Delaying the triggering of Article 50 was meant to buy the government time. It would give Theresa May and her colleagues the chance to have a good look at the range of options that their European counterparts, including those occupying the increasingly hubristic top shelves of the Commission, were prepared to countenance. And so, it seemed fair to assume that the UK negotiators would enter into the talks with a clearly defined objective.
But, thanks in part to a number of rather leaky government departments, it would seem that even now there is still no consensus across parts of Whitehall when it comes to what they are supposed to be delivering. Nevertheless, in two important speeches — at Lancaster House and in Florence — the Prime Minister did set out what is to be understood by “Brexit means Brexit”. Senior Cabinet figures are now going to make a series of key speeches developing this. This is not before time.
Behind the scenes, a considerable amount of work has been done on the detail. Because of the way government works and its output is reported, this has been largely invisible to the public eye. The absence of a clearly defined narrative to accompany these labours has however encouraged the Brexit-blockers, who keep digging away at fissures real and imagined, aiming to undermine the result of the referendum.
What is now needed is an unambiguous statement of intent from the top. Whitehall should be tasked with an unvarnished mission statement. Here’s one to get the ball rolling:
The delivery of a UK-EU Free Trade Agreement, operating outside, but in equal partnership with, the institutions of the EU; pursuing minimal barriers to all trade based on equivalence, mutual trust, and gradual, managed sectoral divergence; applied in the context of wider continental and global technical and standards cooperation; cooperating bilaterally in shifting areas of joint concern, through a system of unwelded “docking ports” rather than institutional integration; funded on the basis of “juste retour”; and designed in order to take back control of the nation’s financial contributions, borders, and waters, and to restore direct democratic accountability to decision-making.

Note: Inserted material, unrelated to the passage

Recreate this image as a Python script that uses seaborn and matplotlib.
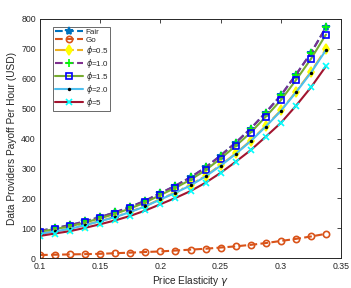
import numpy as np
import pandas as pd
import matplotlib
matplotlib.use("Agg")
import matplotlib.pyplot as plt
import seaborn as sns

gamma = [0.1, 0.1125, 0.125, 0.1375, 0.15, 0.1625, 0.175, 0.1875, 0.2, 0.2125,
         0.225, 0.2375, 0.25, 0.2625, 0.275, 0.2875, 0.3, 0.3125, 0.325, 0.3375]
fair = [91, 100, 110, 123, 137, 153, 171, 192, 217, 242, 270, 303, 343, 386, 433, 487, 544, 613, 686, 772]
go = [10, 11, 12, 13, 14, 16, 18, 20, 22, 25, 28, 31, 35, 39, 44, 50, 57, 64, 72, 81]
phi05 = [82, 90, 99, 111, 124, 138, 155, 174, 197, 220, 245, 275, 311, 350, 393, 442, 494, 556, 623, 700]
phi10 = [91, 100, 110, 123, 137, 153, 171, 192, 217, 242, 270, 303, 343, 386, 433, 487, 544, 613, 686, 772]
phi15 = [88, 97, 106, 119, 133, 148, 166, 186, 211, 235, 262, 294, 333, 375, 420, 473, 528, 595, 666, 748]
phi20 = [81, 89, 98, 110, 123, 137, 154, 173, 196, 218, 243, 273, 309, 348, 391, 440, 492, 554, 620, 696]
phi5 = [74, 82, 90, 101, 113, 126, 141, 159, 180, 201, 224, 252, 285, 322, 361, 406, 452, 509, 571, 642]

labels = ["Fair", "Go", r"$\phi$=0.5", r"$\phi$=1.0", r"$\phi$=1.5", r"$\phi$=2.0", r"$\phi$=5"]
series = [fair, go, phi05, phi10, phi15, phi20, phi5]

styles = [
    dict(color="#0072BD", ls="--", marker="*", mfc="#0072BD", mec="#0072BD", ms=6),
    dict(color="#D95319", ls="--", marker="o", mfc="none", mec="#D95319", ms=4.5),
    dict(color="#EDB120", ls="-.", marker="d", mfc="yellow", mec="yellow", ms=5),
    dict(color="#7E2F8E", ls="--", marker="+", mfc="#00FF00", mec="#00FF00", ms=6),
    dict(color="#77AC30", ls="-", marker="s", mfc="none", mec="#0000FF", ms=4),
    dict(color="#4DBEEE", ls="-", marker=".", mfc="black", mec="black", ms=2.5),
    dict(color="#A2142F", ls="-", marker="x", mfc="#00FFFF", mec="#00FFFF", ms=5),
]

df = pd.DataFrame({"gamma": np.tile(gamma, len(series)),
                   "payoff": np.concatenate(series),
                   "series": np.repeat(labels, len(gamma))})

sns.set_style("white")
plt.rcParams["font.family"] = ["Liberation Sans", "DejaVu Sans"]
plt.rcParams["mathtext.fontset"] = "dejavusans"

fig = plt.figure(figsize=(3.51, 2.88), dpi=100)
ax = fig.add_axes([40/351, 1-258/288, 301/351, 239/288])

for lab, st in zip(labels, styles):
    sub = df[df["series"] == lab]
    sns.lineplot(data=sub, x="gamma", y="payoff", ax=ax, color=st["color"],
                 linestyle=st["ls"], marker=st["marker"], markerfacecolor=st["mfc"],
                 markeredgecolor=st["mec"], markersize=st["ms"], markeredgewidth=1.2,
                 linewidth=1.5, label=lab)

ax.set_xlim(0.1, 0.35)
ax.set_ylim(0, 800)
ax.set_xticks([0.1, 0.15, 0.2, 0.25, 0.3, 0.35])
ax.set_xticklabels(["0.1", "0.15", "0.2", "0.25", "0.3", "0.35"])
ax.set_yticks(range(0, 801, 100))
ax.tick_params(direction="in", length=3, width=0.6, top=True, right=True,
               labelsize=6.3, colors="#262626", pad=3)
for sp in ax.spines.values():
    sp.set_visible(True)
    sp.set_color("#262626")
    sp.set_linewidth(0.7)
ax.set_xlabel(r"Price Elasticity $\gamma$", fontsize=7.3, color="#262626", labelpad=2)
ax.set_ylabel("Data Providers Payoff Per Hour (USD)", fontsize=7.3, color="#262626", labelpad=3)

leg = ax.legend(loc="upper left", fontsize=5.8, handlelength=3.5, handletextpad=0.3,
                labelspacing=0.0, borderpad=0.25, frameon=True, fancybox=False,
                bbox_to_anchor=(0.03, 0.985))
leg.get_frame().set_edgecolor("#262626")
leg.get_frame().set_linewidth(0.6)

fig.savefig("out.png", dpi=100)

Why the above? In separate Red Cell papers we have explored the concept of the Goldilocks Zone as applied to EU agreements. There is for each country a range of treaty types that best suit its relationship with the EU. For historical, democratic, financial and pragmatic reasons, the UK’s own optimal type of links will be far looser than most of its European counterparts. That encourages an intergovernmental approach. The EU-South Korea FTA, touted by Remain campaigners as a major deal supposedly at risk from Brexit, after all manages to work through occasional joint meetings and panels. As for transition, the EEA deal conversely includes a mechanism for managed divergence where regulations have not been implemented in a sector. Other agreements already allow third party states to engage institutionally without the burdens of corporate membership, or to bolt on for specific projects or campaigns. None of this means reinventing the wheel.
We have also explored the practical and economic problems of being in the EEA – an adjunct to the Single Market – and the limitations that arise from being in any customs union. The high level of UK business activity that is not connected with the EU, forced unnecessarily to carry the burdens of facilitating the small proportion that is, push us inexorably into pursuing the end ambition of an FTA and not staying magnetised to the core.
It is also critically important to plan not only around what the EU is now, but what it aspires to be and what over time it will become. The EU is an integrationist system, and being institutionally and financially chained to it will forever mean the UK battling the Lernaean Hydra. Regardless of how many times it is hit, the inherent risks to our sovereignty and our economy will regenerate. A measure of distance from its institutions gives Britain security against what the EU will become.
The more we are welded into the institutions and the budgets of the EU, the more deeply interlocked policy over issues such as migration or defence becomes, and the deeper the consequences of policy overspill from EU integration elsewhere. Likewise, the more we are witnessed as willing to subsidise the EU, the more we will be seen as fellow travellers in the integration journey, and the greater the expectation of shared sacrifice from us when bad policy decisions come home to roost. Or have we forgotten the Greek bailout already?
For all the gloom-mongering, Brexit creates real opportunities. The EU system has encouraged government by fiat, a Brussels lobbyocracy, and overregulation. Properly taking back control ends MPs’ ability to duck responsibility for bad decision making, and will reinvigorate democracy, debate, and public trust – not always in ways even those few people currently thinking about it currently expect.
Today we have heard from the Foreign Secretary, who offered an outreached hand across the Brexit debate. While welcome, it will, however, also administratively require more than golden prestidigitations with the English language, or indeed sell the global mission with one-off recommendations to visit Thailand and relive The Hangover Part II. Let us hope that the opportunity offered by these speeches is seized, and a clear mission statement is finally set out.
The PM and Ministers alike need to get a grip on Whitehall, so that it unites around the positive mission assigned to it by the British people, rather than continuing along the worn FCO path of managing decline.